━━ Dataset content

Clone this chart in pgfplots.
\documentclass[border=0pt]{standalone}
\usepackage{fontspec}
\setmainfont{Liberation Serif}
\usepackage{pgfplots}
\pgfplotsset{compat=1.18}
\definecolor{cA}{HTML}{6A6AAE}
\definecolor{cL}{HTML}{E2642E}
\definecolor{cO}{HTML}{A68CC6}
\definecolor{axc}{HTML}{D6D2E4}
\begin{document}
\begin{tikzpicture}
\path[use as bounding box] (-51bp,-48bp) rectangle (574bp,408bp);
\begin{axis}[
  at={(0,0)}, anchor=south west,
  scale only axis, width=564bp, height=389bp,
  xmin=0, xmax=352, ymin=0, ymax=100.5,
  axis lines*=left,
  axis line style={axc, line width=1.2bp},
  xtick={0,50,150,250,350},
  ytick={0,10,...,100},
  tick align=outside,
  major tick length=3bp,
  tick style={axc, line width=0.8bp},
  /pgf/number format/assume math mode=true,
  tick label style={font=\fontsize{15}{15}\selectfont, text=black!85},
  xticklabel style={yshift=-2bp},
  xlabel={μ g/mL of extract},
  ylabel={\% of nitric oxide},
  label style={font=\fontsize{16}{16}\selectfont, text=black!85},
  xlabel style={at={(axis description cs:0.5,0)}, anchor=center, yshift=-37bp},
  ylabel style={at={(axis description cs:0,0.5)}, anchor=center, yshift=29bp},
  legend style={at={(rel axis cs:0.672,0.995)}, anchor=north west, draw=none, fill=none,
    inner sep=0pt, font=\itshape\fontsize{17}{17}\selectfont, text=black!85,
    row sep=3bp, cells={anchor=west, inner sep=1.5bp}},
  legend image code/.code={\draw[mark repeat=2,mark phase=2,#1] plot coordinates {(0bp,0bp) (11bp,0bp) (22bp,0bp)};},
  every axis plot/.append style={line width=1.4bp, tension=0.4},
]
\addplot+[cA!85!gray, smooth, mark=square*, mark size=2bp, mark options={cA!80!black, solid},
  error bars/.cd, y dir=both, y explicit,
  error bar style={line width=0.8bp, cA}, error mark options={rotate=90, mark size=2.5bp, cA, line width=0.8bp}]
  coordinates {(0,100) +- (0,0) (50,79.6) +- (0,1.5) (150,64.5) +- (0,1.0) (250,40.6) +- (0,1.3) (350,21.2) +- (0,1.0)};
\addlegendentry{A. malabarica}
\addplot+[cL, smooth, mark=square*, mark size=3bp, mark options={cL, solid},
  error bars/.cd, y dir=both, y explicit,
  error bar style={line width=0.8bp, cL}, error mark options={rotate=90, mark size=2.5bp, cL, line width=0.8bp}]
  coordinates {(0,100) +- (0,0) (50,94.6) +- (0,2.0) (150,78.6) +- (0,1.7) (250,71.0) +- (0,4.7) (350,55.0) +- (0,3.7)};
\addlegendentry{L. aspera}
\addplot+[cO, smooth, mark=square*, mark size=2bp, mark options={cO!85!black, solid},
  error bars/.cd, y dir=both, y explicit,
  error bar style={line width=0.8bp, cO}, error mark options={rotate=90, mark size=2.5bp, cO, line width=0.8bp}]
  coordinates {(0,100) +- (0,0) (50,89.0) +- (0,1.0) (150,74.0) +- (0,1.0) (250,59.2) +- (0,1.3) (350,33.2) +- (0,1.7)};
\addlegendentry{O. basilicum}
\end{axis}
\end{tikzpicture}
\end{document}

━━━━

_Given request_
Working from the material above, retype it in its entirety without change.

_Correct answer_
Clone this chart in pgfplots.
\documentclass[border=0pt]{standalone}
\usepackage{fontspec}
\setmainfont{Liberation Serif}
\usepackage{pgfplots}
\pgfplotsset{compat=1.18}
\definecolor{cA}{HTML}{6A6AAE}
\definecolor{cL}{HTML}{E2642E}
\definecolor{cO}{HTML}{A68CC6}
\definecolor{axc}{HTML}{D6D2E4}
\begin{document}
\begin{tikzpicture}
\path[use as bounding box] (-51bp,-48bp) rectangle (574bp,408bp);
\begin{axis}[
  at={(0,0)}, anchor=south west,
  scale only axis, width=564bp, height=389bp,
  xmin=0, xmax=352, ymin=0, ymax=100.5,
  axis lines*=left,
  axis line style={axc, line width=1.2bp},
  xtick={0,50,150,250,350},
  ytick={0,10,...,100},
  tick align=outside,
  major tick length=3bp,
  tick style={axc, line width=0.8bp},
  /pgf/number format/assume math mode=true,
  tick label style={font=\fontsize{15}{15}\selectfont, text=black!85},
  xticklabel style={yshift=-2bp},
  xlabel={μ g/mL of extract},
  ylabel={\% of nitric oxide},
  label style={font=\fontsize{16}{16}\selectfont, text=black!85},
  xlabel style={at={(axis description cs:0.5,0)}, anchor=center, yshift=-37bp},
  ylabel style={at={(axis description cs:0,0.5)}, anchor=center, yshift=29bp},
  legend style={at={(rel axis cs:0.672,0.995)}, anchor=north west, draw=none, fill=none,
    inner sep=0pt, font=\itshape\fontsize{17}{17}\selectfont, text=black!85,
    row sep=3bp, cells={anchor=west, inner sep=1.5bp}},
  legend image code/.code={\draw[mark repeat=2,mark phase=2,#1] plot coordinates {(0bp,0bp) (11bp,0bp) (22bp,0bp)};},
  every axis plot/.append style={line width=1.4bp, tension=0.4},
]
\addplot+[cA!85!gray, smooth, mark=square*, mark size=2bp, mark options={cA!80!black, solid},
  error bars/.cd, y dir=both, y explicit,
  error bar style={line width=0.8bp, cA}, error mark options={rotate=90, mark size=2.5bp, cA, line width=0.8bp}]
  coordinates {(0,100) +- (0,0) (50,79.6) +- (0,1.5) (150,64.5) +- (0,1.0) (250,40.6) +- (0,1.3) (350,21.2) +- (0,1.0)};
\addlegendentry{A. malabarica}
\addplot+[cL, smooth, mark=square*, mark size=3bp, mark options={cL, solid},
  error bars/.cd, y dir=both, y explicit,
  error bar style={line width=0.8bp, cL}, error mark options={rotate=90, mark size=2.5bp, cL, line width=0.8bp}]
  coordinates {(0,100) +- (0,0) (50,94.6) +- (0,2.0) (150,78.6) +- (0,1.7) (250,71.0) +- (0,4.7) (350,55.0) +- (0,3.7)};
\addlegendentry{L. aspera}
\addplot+[cO, smooth, mark=square*, mark size=2bp, mark options={cO!85!black, solid},
  error bars/.cd, y dir=both, y explicit,
  error bar style={line width=0.8bp, cO}, error mark options={rotate=90, mark size=2.5bp, cO, line width=0.8bp}]
  coordinates {(0,100) +- (0,0) (50,89.0) +- (0,1.0) (150,74.0) +- (0,1.0) (250,59.2) +- (0,1.3) (350,33.2) +- (0,1.7)};
\addlegendentry{O. basilicum}
\end{axis}
\end{tikzpicture}
\end{document}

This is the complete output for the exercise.